Hot enough for ya? If you live anywhere on the eastern half of the United States (like me) you’ve probably been sweating it out over the past several days in what certainly feels like the warmest week yet for the season. The cause of the oppressive weather? A large mid-level ridge centered over the Ohio Valley — large enough to be easily visible from space.
The image above was taken by the GOES East satellite at 12:45 p.m. EDT on July 15. The clear area over Ohio shows the center of the system, which has been driving temperatures up into the 90s for much of the eastern U.S. and is expected to expand into the plains by mid-week. Along with increased humidity, heat index values will exceed 100 ºF and even approach 110 ºF on Friday.
From the NASA Image of the Day page:
A very anomalous weather pattern is in place over the U.S. for mid-July. Trapped between an upper level ridge centered over the Ohio Valley and the closed upper level low over the Texas/Oklahoma border, atypical hot, muggy air is stifling a broad swath of the eastern U.S. The closed low is expected to drift west toward New Mexico bringing heavy, localized rain to some areas and temperatures running 10-20 degrees below mid-July averages. Across the east, temperatures will warm well into the 90s and stay there through the week. (NOAA)
As of the time of this writing heat advisories are in place in many parts of Michigan, southern Minnesota, and southern New England, and excessive heat warnings are active in eastern Pennsylvania and west central New Jersey. (Source)

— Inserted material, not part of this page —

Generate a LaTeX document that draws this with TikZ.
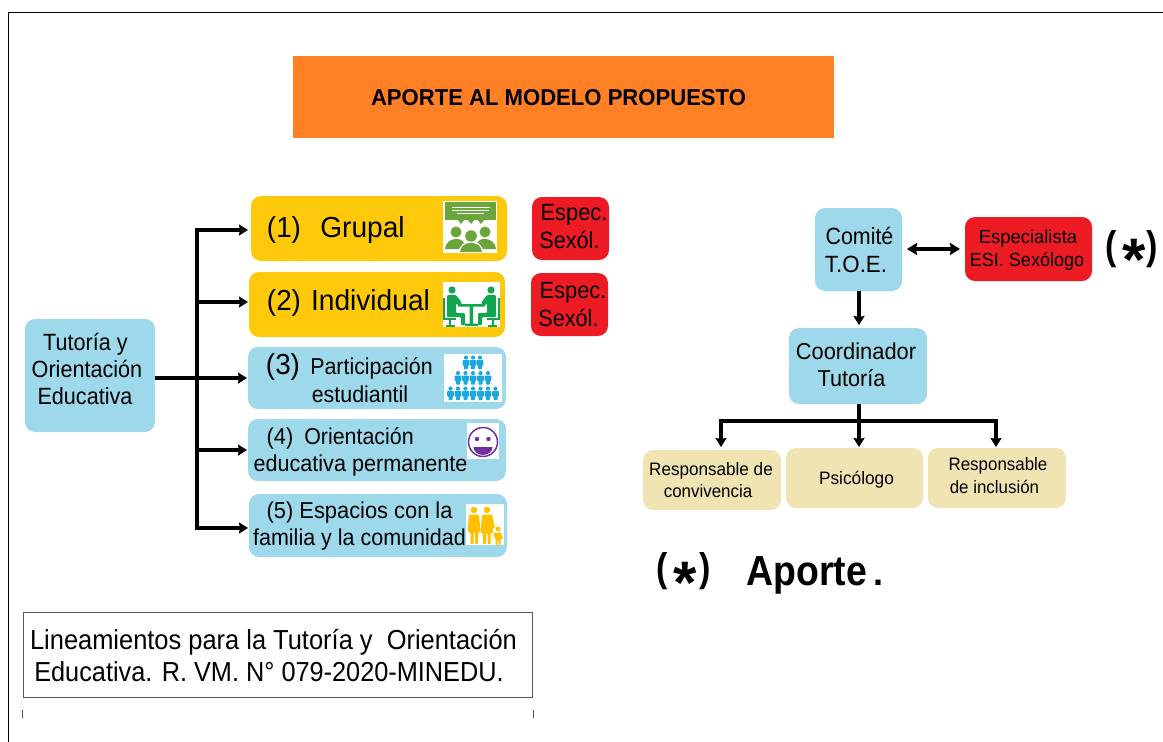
\documentclass[tikz,border=0pt]{standalone}
\usepackage{fontspec}
\setmainfont{Liberation Sans}
\usetikzlibrary{arrows.meta}
\definecolor{cyanbox}{HTML}{9DD9EB}
\definecolor{goldbox}{HTML}{FFC90B}
\definecolor{redbox}{HTML}{ED1C24}
\definecolor{sandbox}{HTML}{F0E4B2}
\definecolor{orangebox}{HTML}{FF8025}
\definecolor{icongreen}{HTML}{6AA63C}
\definecolor{icontable}{HTML}{12A650}
\definecolor{iconblue}{HTML}{1CA7DF}
\definecolor{iconviolet}{HTML}{7030A0}
\definecolor{iconyellow}{HTML}{FFC000}
\newcommand{\fs}[1]{\fontsize{#1}{#1}\selectfont}
\tikzset{
  boxshape/.style={draw=none,rounded corners=10pt,inner sep=0pt,outer sep=0pt},
  txt/.style={inner sep=0pt,outer sep=0pt,text=black,anchor=base},
  link/.style={line width=3.2pt,draw=black},
  arrowlink/.style={link,-{Stealth[length=9pt,width=11pt,inset=1pt]}},
  iconbg/.style={fill=white,draw=none}
}
\newcommand{\bx}[6]{\node[boxshape,fill=#6,minimum width={(#4-#2)*1pt},minimum height={(#5-#3)*1pt}] (#1) at ({(#2+#4)/2},{(#3+#5)/2}) {};}
% [bold etc]{size}{horizontal scale}{centre x, baseline y}{text}
\newcommand{\tx}[5][]{\node[txt,font=#1\fs{#2}] at (#4) {\scalebox{#3}[1]{#5}};}
\newcommand{\pers}[3]{\begin{scope}[shift={(#1,#2)}]
 \fill[#3] (0,-5.4) circle (2.1);
 \fill[#3,rounded corners=.8pt] (-3.4,-3)--(3.4,-3)--(3.4,2.2)--(2,2.2)--(2,6.2)--(-2,6.2)--(-2,2.2)--(-3.4,2.2)--cycle;
\end{scope}}
\begin{document}
\begin{tikzpicture}[x=1pt,y=-1pt]
\useasboundingbox (0,0) rectangle (1163,742);
\fill[white] (0,0) rectangle (1163,742);
\draw[black,line width=.8pt] (8.5,742) -- (8.5,12.5) -- (1163,12.5);
% title
\node[draw=none,fill=orangebox,inner sep=0pt,minimum width=541pt,minimum height=82pt] (title) at (563.5,97) {};
\tx[\bfseries]{23}{.96}{558.5,105}{APORTE AL MODELO PROPUESTO}
% left boxes
\bx{tut}{25}{319}{155}{432}{cyanbox}
\bx{g1}{251}{196}{507}{261}{goldbox}
\bx{g2}{249}{272}{505}{337}{goldbox}
\bx{p3}{248}{347}{506}{409}{cyanbox}
\bx{p4}{248}{419}{506}{481}{cyanbox}
\bx{p5}{249}{494}{507}{557}{cyanbox}
\bx{r1}{532}{197}{609}{260}{redbox}
\bx{r2}{531}{273}{608}{336}{redbox}
% right boxes
\bx{com}{815}{208}{902}{291}{cyanbox}
\bx{esp}{965}{217}{1092}{281}{redbox}
\bx{coo}{789}{328}{927}{404}{cyanbox}
\bx{b1}{643}{450}{781}{510}{sandbox}
\bx{b2}{786}{448}{923}{508}{sandbox}
\bx{b3}{928}{448}{1066}{508}{sandbox}
% connectors left
\coordinate (bus) at (197,378);
\draw[arrowlink,shorten >=1pt] (tut.east |- bus) -- (p3.west |- bus);
\draw[link] (bus |- 0,228.4) -- (bus |- 0,529.6);
\draw[arrowlink,shorten >=3pt] (bus |- 0,230) -- (g1.west |- 0,230);
\draw[arrowlink,shorten >=1pt] (bus |- 0,302) -- (g2.west |- 0,302);
\draw[arrowlink,shorten >=1pt] (bus |- 0,450) -- (p4.west |- 0,450);
\draw[arrowlink,shorten >=1pt] (bus |- 0,528) -- (p5.west |- 0,528);
% connectors right
\draw[link,{Stealth[length=10pt,width=12pt,inset=1pt]}-{Stealth[length=10pt,width=12pt,inset=1pt]},shorten <=5pt,shorten >=5pt] (com.east |- 0,249) -- (esp.west |- 0,249);
\draw[arrowlink,shorten >=3pt] (com.south -| 859,0) -- (coo.north -| 859,0);
\coordinate (tree) at (859,421);
\draw[link] (coo.south -| tree) -- (tree);
\draw[link] (719.4,421) -- (997.6,421);
\draw[arrowlink,shorten >=3pt] (721,421) -- (b1.north -| 721,0);
\draw[arrowlink,shorten >=1pt] (tree) -- (b2.north -| tree);
\draw[arrowlink,shorten >=1pt] (996,421) -- (b3.north -| 996,0);
% left texts
\tx{23.5}{.92}{85.5,350}{Tutoría y}
\tx{23.5}{.92}{87,377}{Orientación}
\tx{23.5}{.92}{85,404}{Educativa}
\tx{29}{.96}{284,237}{(1)}
\tx{29}{.97}{362.5,237}{Grupal}
\tx{29}{.96}{284,310}{(2)}
\tx{29}{.97}{370.5,310}{Individual}
\tx{29}{.96}{283,374}{(3)}
\tx{23}{.93}{371.5,374}{Participación}
\tx{23}{.93}{360,402}{estudiantil}
\tx{23}{.95}{280,444}{(4)}
\tx{23}{.93}{359,444}{Orientación}
\tx{23}{.94}{360.5,471}{educativa permanente}
\tx{23}{.95}{280,518}{(5)}
\tx{23}{.95}{376,518}{Espacios con la}
\tx{23}{.935}{359.5,545}{familia y la comunidad}
\tx{23.5}{.93}{574,220}{Espec.}
\tx{23.5}{.92}{569.5,248}{Sexól.}
\tx{23.5}{.93}{573,298}{Espec.}
\tx{23.5}{.92}{568.5,326}{Sexól.}
% right texts
\tx{23.5}{.91}{859.5,244}{Comité}
\tx{23.5}{.95}{856,272}{T.O.E.}
\tx{23}{.95}{856,359}{Coordinador}
\tx{23}{.94}{851.5,386}{Tutoría}
\tx{19}{.97}{1028,243}{Especialista}
\tx{19}{.95}{1027,266}{ESI. Sexólogo}
\tx{18}{.95}{711,475}{Responsable de}
\tx{18}{.94}{708,497}{convivencia}
\tx{18}{.96}{856.5,484}{Psicólogo}
\tx{18}{.94}{998,470}{Responsable}
\tx{18}{.94}{994.5,493}{de inclusión}
% asterisks
\tx[\bfseries]{40}{.85}{1111,259}{(}
\tx[\bfseries]{60}{1}{1134,280}{*}
\tx[\bfseries]{40}{.85}{1152,259}{)}
\tx[\bfseries]{40}{.85}{662,581}{(}
\tx[\bfseries]{60}{1}{685,603}{*}
\tx[\bfseries]{40}{.85}{705,581}{)}
\tx[\bfseries]{42}{.89}{807,585}{Aporte}
\tx[\bfseries]{36}{1}{878,585}{.}
% reference box
\node[draw=black!65,line width=.8pt,minimum width=509.5pt,minimum height=85pt,inner sep=0pt] (ref) at (278,654.5) {};
\tx{27.5}{.925}{273.5,649}{Lineamientos para la Tutoría y\ \ Orientación}
\tx{27.5}{.92}{269,681}{Educativa. R. VM. N° 079-2020-MINEDU.}
\draw[black!65,line width=.8pt] (ref.south west |- 0,710) -- (ref.south west |- 0,718);
\draw[black!65,line width=.8pt] (ref.south east |- 0,710) -- (ref.south east |- 0,718);
% icon 1
\fill[iconbg] (443,201) rectangle (497,253);
\fill[icongreen] (445,202) rectangle (496,220);
\fill[icongreen] (457,219)--(465,219)--(461,224)--cycle (467,219)--(475,219)--(471,224)--cycle (477,219)--(485,219)--(481,224)--cycle;
\draw[white,line width=.8pt] (452,207)--(490,207) (452,210)--(489,210) (457,213)--(484,213);
\fill[icongreen] (456,232) circle (5.5) (485,232) circle (5.5);
\fill[icongreen] (445,249) .. controls (446,241) and (452,239) .. (456,239) .. controls (460,239) and (462,240) .. (464,243) -- (459,249) --cycle;
\fill[icongreen] (496,249) .. controls (495,241) and (489,239) .. (485,239) .. controls (481,239) and (479,240) .. (477,243) -- (482,249) --cycle;
\fill[white] (471,236) circle (7);
\fill[icongreen] (471,236) circle (5.8);
\fill[white] (458.5,253) .. controls (459.5,244) and (465,241.5) .. (471,241.5) .. controls (477,241.5) and (482.5,244) .. (483.5,253) --cycle;
\fill[icongreen] (460,252) .. controls (461,245.5) and (465,243) .. (471,243) .. controls (477,243) and (481,245.5) .. (482,252) --cycle;
% icon 2
\fill[iconbg] (443,282) rectangle (500,327);
\begin{scope}[icontable]
\fill (452,290) circle (3.6) (491,290) circle (3.6);
\fill[rounded corners=1pt] (447,295)--(456,295)--(462,303)--(459,306)--(456,303)--(456,313)--(465,313)--(465,325)--(461,325)--(461,317)--(447,317)--cycle;
\fill[rounded corners=1pt] (496,295)--(487,295)--(481,303)--(484,306)--(487,303)--(487,313)--(478,313)--(478,325)--(482,325)--(482,317)--(496,317)--cycle;
\draw[line width=2pt] (444,298)--(444,319)--(456,319) (450,319)--(450,325) (446,325.5)--(455,325.5);
\draw[line width=2pt] (499,298)--(499,319)--(487,319) (493,319)--(493,325) (488,325.5)--(497,325.5);
\fill (458,304) rectangle (485,306.5) (469.5,306)  rectangle (473,324) (465,323.5) rectangle (478,326);
\end{scope}
% icon 3
\fill[iconbg] (444,354) rectangle (502,402);
\foreach \px in {466,473,480} {\pers{\px}{363}{iconblue}}
\foreach \px in {458,465.5,473,480.5,488} {\pers{\px}{378.5}{iconblue}}
\foreach \px in {450.5,458,465.5,473,480.5,488,495.5} {\pers{\px}{394}{iconblue}}
% icon 4
\fill[iconbg] (467,423) rectangle (499,459);
\draw[iconviolet,line width=1.5pt,fill=white] (483,442) circle (14.5);
\fill[iconviolet] (477,439) circle (2.2) (488.5,439) circle (2.2);
\fill[iconviolet] (473.5,447) -- (492.5,447) arc (0:180:9.5 and 8) -- cycle;
% icon 5
\fill[iconbg] (466,504) rectangle (504,545);
\begin{scope}[iconyellow]
\fill (474,510) circle (3.2) (487,510) circle (3.2) (498,529) circle (2.4);
\fill[rounded corners=1pt] (469,514.5)--(479,514.5)--(480.5,532)--(478,532)--(478,544)--(475,544)--(475,532)--(473.5,532)--(473.5,544)--(470.5,544)--(470.5,532)--(467.5,532)--cycle;
\fill[rounded corners=1pt] (482,514.5)--(492,514.5)--(495,528)--(493,529)--(491,522)--(493.5,533)--(490.5,533)--(490.5,544)--(487.5,544)--(487.5,533)--(486,533)--(486,544)--(483,544)--(483,533)--(480.5,533)--cycle;
\fill[rounded corners=.6pt] (495,532.5)--(501,532.5)--(503,539)--(500.5,539)--(500.5,545)--(498.5,545)--(498.5,540)--(497.5,540)--(497.5,545)--(495.5,545)--(495.5,539)--(493,534)--cycle;
\end{scope}
\end{tikzpicture}
\end{document}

Meanwhile, a closed low — seen above as a large, moisture-laden spiraling cloud system — is moving west across Texas and New Mexico, and is expected to bring lower-than-average temperatures along with heavy rains and flash flooding.
Image Credit: NOAA/NASA GOES Project
At an altitude of 22,336 miles, the geosynchronous GOES satellites continuously provide observations of 60 percent of the Earth including the continental United States, providing weather monitoring and forecast operations as well as a continuous and reliable stream of environmental information and severe weather warnings.